Arriscar fazendo ficção. É essa a proposta desse livro.
No futuro, os
homens vivos poderão viver para sempre ou planejar quando deseja morrer. A
descoberta da imortalidade alterou nossa maneira de enxergarmos toda a
civilização (o sexo como procriação se tornou um crime, a fim de se evitar a
superpovoamento do planeta, todavia, é aceito como pura diversão, gerando as
maiores bizarrices; sem a morte o homem não tem medo, não possui dilemas
existenciais, todavia, extremamente violento, reinventado o conceito de
violência, o aumento da violência gratuita acaba com a amizade e o amor; não há
mais morte, contudo há dor, muita dor; sem a morte acreditar em Deus se torna
desnecessário). O caso de João é excepcional, pois não se tem notícia, ou
tecnologia para se fazer alguém morto a tanto tempo retornar à vida, a não ser
através de clonagem. Contudo, clones não possuem a mesma memória da matriz.
O grande enigma
do personagem central consiste no fato de que, com o controle de natalidade estagnado, todos
os indivíduos são conhecidos por um sistema global. João aparece do nada.
Acorda e anda errante num mundo totalmente estranho ao mundo que conhecia no
passado. João é reconhecido como um corpo estranho pelo sistema, pois não tem
uma origem, e dessa maneira não se sabe o seu fim. Não tem passado. Seu único
vínculo com o passado é a sua memória.
Ele então passa
a ser ouvido. Sua memória não apenas expressa doces lembranças pessoais, mas o
único registro de uma civilização que fora apagada da história. Interpretar o
caso de nosso personagem como um milagre é constrangedor para o futuro. Nessa nova
civilização, não há fé ou qualquer registro história das religiões e de Deus.

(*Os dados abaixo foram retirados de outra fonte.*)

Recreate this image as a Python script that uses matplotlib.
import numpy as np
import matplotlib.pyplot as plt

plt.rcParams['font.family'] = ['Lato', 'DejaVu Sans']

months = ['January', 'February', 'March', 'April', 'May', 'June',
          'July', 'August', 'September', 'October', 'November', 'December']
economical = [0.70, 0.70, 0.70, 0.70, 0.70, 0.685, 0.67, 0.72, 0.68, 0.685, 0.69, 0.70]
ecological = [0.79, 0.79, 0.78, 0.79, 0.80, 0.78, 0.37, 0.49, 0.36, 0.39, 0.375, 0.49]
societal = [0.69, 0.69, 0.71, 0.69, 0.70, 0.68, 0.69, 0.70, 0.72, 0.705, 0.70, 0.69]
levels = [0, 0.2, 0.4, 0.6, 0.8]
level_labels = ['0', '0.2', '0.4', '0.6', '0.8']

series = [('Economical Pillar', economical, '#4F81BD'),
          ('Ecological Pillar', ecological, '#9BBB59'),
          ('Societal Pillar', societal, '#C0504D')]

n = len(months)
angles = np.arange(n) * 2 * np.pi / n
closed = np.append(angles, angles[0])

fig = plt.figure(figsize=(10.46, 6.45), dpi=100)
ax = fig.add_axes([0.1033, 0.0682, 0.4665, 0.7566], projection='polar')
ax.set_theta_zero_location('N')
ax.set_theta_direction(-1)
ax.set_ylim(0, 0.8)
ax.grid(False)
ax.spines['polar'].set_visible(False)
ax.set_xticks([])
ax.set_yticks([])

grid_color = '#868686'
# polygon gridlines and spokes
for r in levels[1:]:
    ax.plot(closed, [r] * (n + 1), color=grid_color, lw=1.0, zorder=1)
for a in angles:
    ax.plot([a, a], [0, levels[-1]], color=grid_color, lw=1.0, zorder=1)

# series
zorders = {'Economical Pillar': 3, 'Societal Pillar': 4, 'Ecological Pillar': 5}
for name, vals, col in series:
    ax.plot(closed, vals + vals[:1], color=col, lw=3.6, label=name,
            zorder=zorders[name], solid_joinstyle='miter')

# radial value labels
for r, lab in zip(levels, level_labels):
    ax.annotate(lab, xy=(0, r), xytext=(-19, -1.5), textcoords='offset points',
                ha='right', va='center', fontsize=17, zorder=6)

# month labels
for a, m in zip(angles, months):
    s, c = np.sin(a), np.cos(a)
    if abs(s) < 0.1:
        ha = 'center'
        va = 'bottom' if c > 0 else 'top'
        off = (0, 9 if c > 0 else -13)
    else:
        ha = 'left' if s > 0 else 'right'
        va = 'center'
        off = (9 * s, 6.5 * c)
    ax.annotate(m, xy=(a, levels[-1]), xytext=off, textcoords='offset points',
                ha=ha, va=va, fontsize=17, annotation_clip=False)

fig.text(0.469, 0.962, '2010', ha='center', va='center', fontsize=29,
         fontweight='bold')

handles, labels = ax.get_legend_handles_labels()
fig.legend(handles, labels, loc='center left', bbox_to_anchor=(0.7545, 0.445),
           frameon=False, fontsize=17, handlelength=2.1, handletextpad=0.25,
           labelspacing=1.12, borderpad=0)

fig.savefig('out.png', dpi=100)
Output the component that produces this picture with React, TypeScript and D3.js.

Um mundo onde Deus não existe e por isso mesmo não possui história. O futuro é
um mundo sem Deus, sem morte e sem classes (os políticos pensaram: se o poder
da imortalidade pertencer apenas aos mais ricos, enquanto houver morte haverá
fé em Deus. Alem,
disso haverá por parte de uma classe ou outra a justificativa para se pregar
eugenia). A partir daí ele conta a história de Deus. Ele se torna um profeta,
e por isso mesmo, marginal. E como todo profeta, estabelecerá uma crise no
futuro: a morte e ao colapso social.